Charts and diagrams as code
** Begin **

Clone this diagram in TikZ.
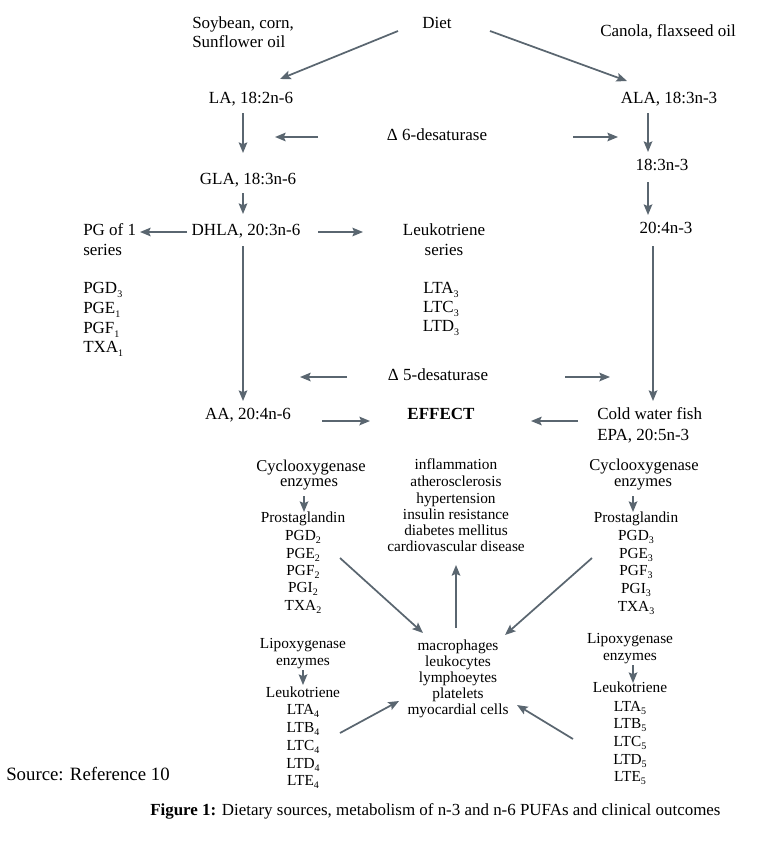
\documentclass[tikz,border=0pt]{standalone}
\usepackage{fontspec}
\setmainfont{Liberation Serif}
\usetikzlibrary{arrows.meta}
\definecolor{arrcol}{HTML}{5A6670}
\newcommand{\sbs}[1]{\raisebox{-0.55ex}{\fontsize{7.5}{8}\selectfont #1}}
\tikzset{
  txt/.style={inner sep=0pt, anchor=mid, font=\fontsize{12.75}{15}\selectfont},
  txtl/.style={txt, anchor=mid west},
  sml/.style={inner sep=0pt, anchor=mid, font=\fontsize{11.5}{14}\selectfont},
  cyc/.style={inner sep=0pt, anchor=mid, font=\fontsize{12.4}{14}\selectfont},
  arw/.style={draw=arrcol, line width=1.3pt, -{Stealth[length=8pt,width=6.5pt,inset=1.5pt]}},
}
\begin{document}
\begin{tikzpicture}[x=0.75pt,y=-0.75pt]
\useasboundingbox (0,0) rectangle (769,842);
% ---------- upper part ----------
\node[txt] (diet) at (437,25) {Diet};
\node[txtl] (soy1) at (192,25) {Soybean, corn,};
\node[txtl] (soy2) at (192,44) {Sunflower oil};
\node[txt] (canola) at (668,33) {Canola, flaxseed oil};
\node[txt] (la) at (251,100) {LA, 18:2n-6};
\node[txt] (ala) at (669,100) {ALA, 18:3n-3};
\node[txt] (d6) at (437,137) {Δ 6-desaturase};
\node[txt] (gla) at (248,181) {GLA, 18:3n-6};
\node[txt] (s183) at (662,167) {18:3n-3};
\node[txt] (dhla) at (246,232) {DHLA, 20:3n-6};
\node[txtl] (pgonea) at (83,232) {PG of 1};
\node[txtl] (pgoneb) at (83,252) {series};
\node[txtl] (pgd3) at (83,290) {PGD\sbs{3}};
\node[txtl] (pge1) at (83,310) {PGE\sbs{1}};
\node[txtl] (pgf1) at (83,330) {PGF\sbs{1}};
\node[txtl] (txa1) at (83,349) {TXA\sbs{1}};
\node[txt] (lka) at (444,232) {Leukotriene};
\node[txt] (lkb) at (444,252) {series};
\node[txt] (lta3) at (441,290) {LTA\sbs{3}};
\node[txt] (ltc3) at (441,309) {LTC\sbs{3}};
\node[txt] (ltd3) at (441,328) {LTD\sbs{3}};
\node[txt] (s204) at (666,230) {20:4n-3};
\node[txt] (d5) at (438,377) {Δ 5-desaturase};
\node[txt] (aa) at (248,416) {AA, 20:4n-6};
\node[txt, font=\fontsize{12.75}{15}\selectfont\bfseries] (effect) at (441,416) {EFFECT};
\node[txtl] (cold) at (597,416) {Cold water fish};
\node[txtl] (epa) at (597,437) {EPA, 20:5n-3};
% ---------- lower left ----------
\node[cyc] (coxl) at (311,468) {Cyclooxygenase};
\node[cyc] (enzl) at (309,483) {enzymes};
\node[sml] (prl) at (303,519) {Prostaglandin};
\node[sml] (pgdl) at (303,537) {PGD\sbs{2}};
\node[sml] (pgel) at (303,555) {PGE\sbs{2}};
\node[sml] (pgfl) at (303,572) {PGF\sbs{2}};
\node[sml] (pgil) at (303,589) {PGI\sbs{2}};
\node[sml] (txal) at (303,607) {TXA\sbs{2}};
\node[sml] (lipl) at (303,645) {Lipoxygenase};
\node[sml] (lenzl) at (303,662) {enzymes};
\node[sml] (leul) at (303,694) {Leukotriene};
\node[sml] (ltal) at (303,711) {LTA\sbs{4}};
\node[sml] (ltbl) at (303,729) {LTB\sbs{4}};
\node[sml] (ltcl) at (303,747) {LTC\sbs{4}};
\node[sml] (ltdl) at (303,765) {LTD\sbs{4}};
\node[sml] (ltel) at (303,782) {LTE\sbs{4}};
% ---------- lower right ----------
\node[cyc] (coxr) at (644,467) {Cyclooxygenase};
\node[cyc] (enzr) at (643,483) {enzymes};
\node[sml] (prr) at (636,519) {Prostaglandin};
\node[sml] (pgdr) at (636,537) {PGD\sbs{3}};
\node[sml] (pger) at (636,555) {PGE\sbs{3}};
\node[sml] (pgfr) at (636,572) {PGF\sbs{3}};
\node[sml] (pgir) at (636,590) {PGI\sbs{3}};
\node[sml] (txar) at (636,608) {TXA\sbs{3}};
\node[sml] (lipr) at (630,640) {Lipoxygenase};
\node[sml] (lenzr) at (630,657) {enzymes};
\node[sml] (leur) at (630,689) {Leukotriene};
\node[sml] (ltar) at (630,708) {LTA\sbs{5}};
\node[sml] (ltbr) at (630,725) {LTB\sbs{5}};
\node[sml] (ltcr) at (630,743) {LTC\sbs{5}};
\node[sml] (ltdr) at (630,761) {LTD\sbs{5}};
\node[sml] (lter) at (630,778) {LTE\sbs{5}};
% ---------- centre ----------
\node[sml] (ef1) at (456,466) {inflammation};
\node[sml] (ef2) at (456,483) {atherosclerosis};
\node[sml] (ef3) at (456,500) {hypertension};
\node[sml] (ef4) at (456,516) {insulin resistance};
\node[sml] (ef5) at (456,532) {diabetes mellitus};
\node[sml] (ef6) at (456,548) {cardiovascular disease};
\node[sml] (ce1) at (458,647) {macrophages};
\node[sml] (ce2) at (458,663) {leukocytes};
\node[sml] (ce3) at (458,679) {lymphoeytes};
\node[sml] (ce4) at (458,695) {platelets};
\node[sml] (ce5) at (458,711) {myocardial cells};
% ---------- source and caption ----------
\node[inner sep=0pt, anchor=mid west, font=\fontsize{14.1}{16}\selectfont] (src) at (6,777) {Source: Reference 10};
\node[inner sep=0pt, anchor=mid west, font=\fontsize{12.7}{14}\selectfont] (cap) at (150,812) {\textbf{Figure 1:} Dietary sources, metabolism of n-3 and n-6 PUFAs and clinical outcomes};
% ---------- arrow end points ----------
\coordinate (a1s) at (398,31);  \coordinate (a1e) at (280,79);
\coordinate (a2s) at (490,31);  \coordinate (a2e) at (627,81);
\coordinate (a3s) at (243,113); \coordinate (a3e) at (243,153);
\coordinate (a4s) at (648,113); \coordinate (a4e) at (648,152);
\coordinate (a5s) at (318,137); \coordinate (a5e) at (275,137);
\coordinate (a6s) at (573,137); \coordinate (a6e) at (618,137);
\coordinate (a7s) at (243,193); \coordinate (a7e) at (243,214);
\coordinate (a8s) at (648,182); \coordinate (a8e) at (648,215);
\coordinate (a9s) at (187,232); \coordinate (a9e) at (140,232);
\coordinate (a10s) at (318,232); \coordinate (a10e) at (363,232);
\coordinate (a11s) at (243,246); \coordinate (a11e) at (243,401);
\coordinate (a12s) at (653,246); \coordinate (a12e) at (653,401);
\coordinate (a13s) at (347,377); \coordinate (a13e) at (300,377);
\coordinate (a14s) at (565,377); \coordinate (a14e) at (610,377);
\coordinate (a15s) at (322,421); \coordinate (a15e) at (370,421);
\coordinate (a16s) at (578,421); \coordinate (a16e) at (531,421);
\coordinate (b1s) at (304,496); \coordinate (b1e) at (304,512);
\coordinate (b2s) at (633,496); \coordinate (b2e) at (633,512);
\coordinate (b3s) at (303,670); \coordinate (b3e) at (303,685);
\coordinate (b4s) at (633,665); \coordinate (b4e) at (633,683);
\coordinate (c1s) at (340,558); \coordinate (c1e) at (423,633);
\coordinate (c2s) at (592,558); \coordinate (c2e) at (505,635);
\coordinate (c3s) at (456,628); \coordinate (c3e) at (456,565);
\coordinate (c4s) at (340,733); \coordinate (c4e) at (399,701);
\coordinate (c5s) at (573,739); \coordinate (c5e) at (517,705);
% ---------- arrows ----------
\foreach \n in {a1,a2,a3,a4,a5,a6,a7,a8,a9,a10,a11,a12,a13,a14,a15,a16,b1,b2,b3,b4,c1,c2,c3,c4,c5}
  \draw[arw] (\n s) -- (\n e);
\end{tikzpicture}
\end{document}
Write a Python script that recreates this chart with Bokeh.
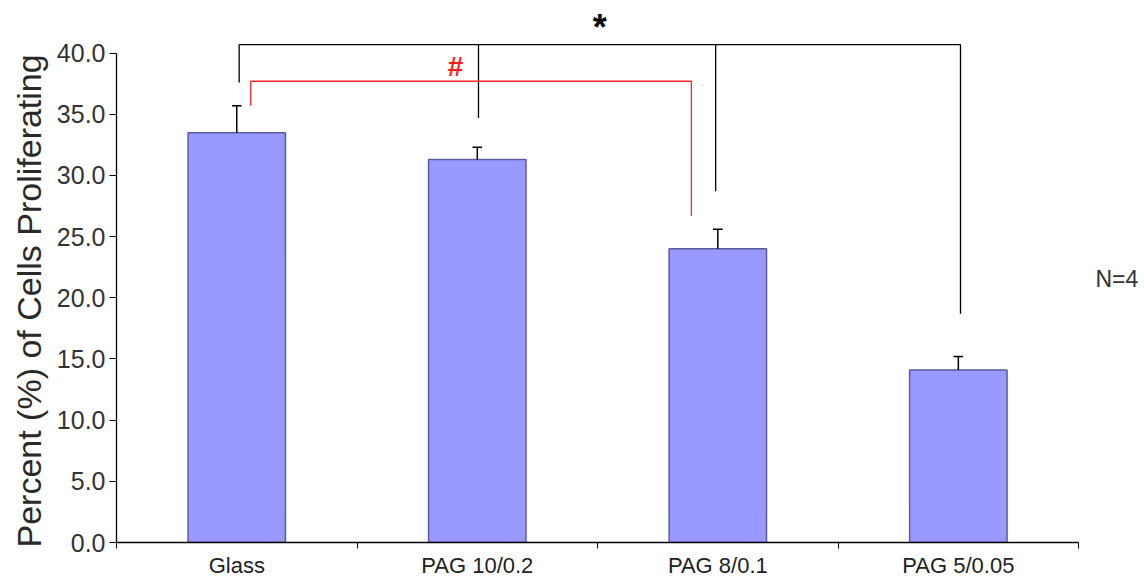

** End **

Stated task:
Look through the material above. Copy each line where the word "this" appears.

Reply to the exercise:
Clone this diagram in TikZ.
Write a Python script that recreates this chart with Bokeh.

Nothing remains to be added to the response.